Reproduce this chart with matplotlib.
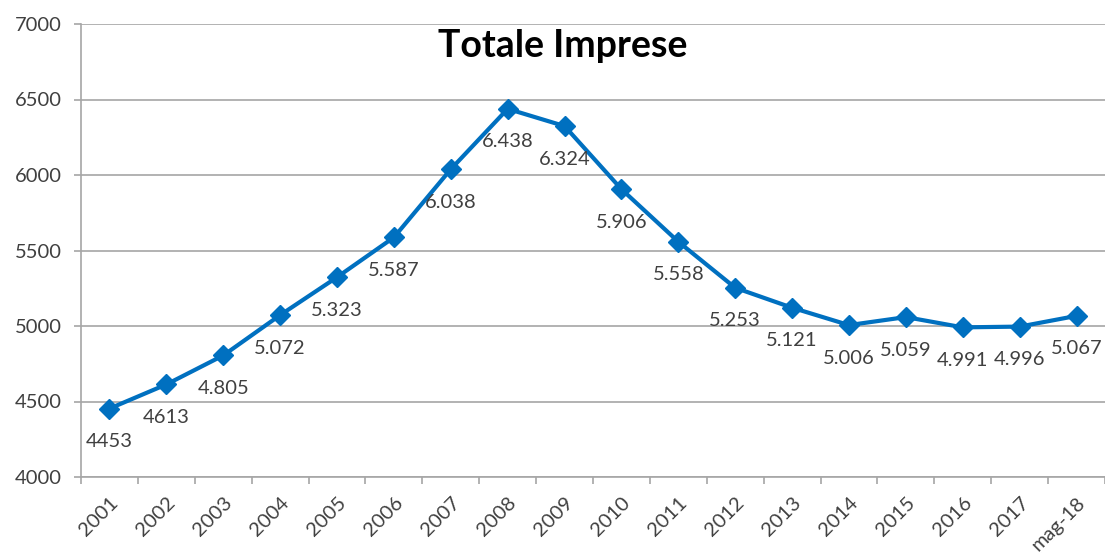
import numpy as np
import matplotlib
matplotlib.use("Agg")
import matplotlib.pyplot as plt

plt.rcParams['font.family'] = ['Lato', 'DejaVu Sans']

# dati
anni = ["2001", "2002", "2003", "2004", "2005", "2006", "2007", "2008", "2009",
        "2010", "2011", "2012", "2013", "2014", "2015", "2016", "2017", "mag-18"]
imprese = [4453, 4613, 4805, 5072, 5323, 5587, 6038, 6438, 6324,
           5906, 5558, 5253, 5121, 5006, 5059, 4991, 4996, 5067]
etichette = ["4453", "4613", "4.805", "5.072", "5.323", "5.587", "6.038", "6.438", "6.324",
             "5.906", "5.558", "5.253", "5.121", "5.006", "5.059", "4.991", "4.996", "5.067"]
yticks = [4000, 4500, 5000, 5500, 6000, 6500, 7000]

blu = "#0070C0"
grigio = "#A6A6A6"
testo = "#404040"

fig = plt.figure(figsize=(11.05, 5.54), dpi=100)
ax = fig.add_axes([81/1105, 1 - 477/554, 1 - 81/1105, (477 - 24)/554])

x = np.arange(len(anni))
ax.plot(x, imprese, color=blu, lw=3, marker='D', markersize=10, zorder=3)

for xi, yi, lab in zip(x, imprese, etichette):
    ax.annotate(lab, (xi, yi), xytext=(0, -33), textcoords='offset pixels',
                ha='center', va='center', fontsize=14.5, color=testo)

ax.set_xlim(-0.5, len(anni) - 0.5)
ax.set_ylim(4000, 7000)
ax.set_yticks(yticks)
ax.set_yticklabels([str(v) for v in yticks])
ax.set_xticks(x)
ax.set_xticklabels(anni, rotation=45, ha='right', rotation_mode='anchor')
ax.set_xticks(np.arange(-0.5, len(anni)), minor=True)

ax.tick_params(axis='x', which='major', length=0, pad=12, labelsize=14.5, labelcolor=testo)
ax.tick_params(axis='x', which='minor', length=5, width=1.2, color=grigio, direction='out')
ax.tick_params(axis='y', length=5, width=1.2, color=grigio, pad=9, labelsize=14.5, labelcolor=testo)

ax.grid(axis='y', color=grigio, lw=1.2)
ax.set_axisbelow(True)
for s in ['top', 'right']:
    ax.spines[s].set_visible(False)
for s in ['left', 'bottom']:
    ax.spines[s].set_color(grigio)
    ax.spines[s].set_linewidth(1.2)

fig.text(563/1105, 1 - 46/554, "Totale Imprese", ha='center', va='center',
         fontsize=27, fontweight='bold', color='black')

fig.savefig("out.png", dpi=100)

- _Problem details_
Quote the material word for word, dropping any images it holds.

- _Expected answer_
Reproduce this chart with matplotlib.
import numpy as np
import matplotlib
matplotlib.use("Agg")
import matplotlib.pyplot as plt

plt.rcParams['font.family'] = ['Lato', 'DejaVu Sans']

# dati
anni = ["2001", "2002", "2003", "2004", "2005", "2006", "2007", "2008", "2009",
        "2010", "2011", "2012", "2013", "2014", "2015", "2016", "2017", "mag-18"]
imprese = [4453, 4613, 4805, 5072, 5323, 5587, 6038, 6438, 6324,
           5906, 5558, 5253, 5121, 5006, 5059, 4991, 4996, 5067]
etichette = ["4453", "4613", "4.805", "5.072", "5.323", "5.587", "6.038", "6.438", "6.324",
             "5.906", "5.558", "5.253", "5.121", "5.006", "5.059", "4.991", "4.996", "5.067"]
yticks = [4000, 4500, 5000, 5500, 6000, 6500, 7000]

blu = "#0070C0"
grigio = "#A6A6A6"
testo = "#404040"

fig = plt.figure(figsize=(11.05, 5.54), dpi=100)
ax = fig.add_axes([81/1105, 1 - 477/554, 1 - 81/1105, (477 - 24)/554])

x = np.arange(len(anni))
ax.plot(x, imprese, color=blu, lw=3, marker='D', markersize=10, zorder=3)

for xi, yi, lab in zip(x, imprese, etichette):
    ax.annotate(lab, (xi, yi), xytext=(0, -33), textcoords='offset pixels',
                ha='center', va='center', fontsize=14.5, color=testo)

ax.set_xlim(-0.5, len(anni) - 0.5)
ax.set_ylim(4000, 7000)
ax.set_yticks(yticks)
ax.set_yticklabels([str(v) for v in yticks])
ax.set_xticks(x)
ax.set_xticklabels(anni, rotation=45, ha='right', rotation_mode='anchor')
ax.set_xticks(np.arange(-0.5, len(anni)), minor=True)

ax.tick_params(axis='x', which='major', length=0, pad=12, labelsize=14.5, labelcolor=testo)
ax.tick_params(axis='x', which='minor', length=5, width=1.2, color=grigio, direction='out')
ax.tick_params(axis='y', length=5, width=1.2, color=grigio, pad=9, labelsize=14.5, labelcolor=testo)

ax.grid(axis='y', color=grigio, lw=1.2)
ax.set_axisbelow(True)
for s in ['top', 'right']:
    ax.spines[s].set_visible(False)
for s in ['left', 'bottom']:
    ax.spines[s].set_color(grigio)
    ax.spines[s].set_linewidth(1.2)

fig.text(563/1105, 1 - 46/554, "Totale Imprese", ha='center', va='center',
         fontsize=27, fontweight='bold', color='black')

fig.savefig("out.png", dpi=100)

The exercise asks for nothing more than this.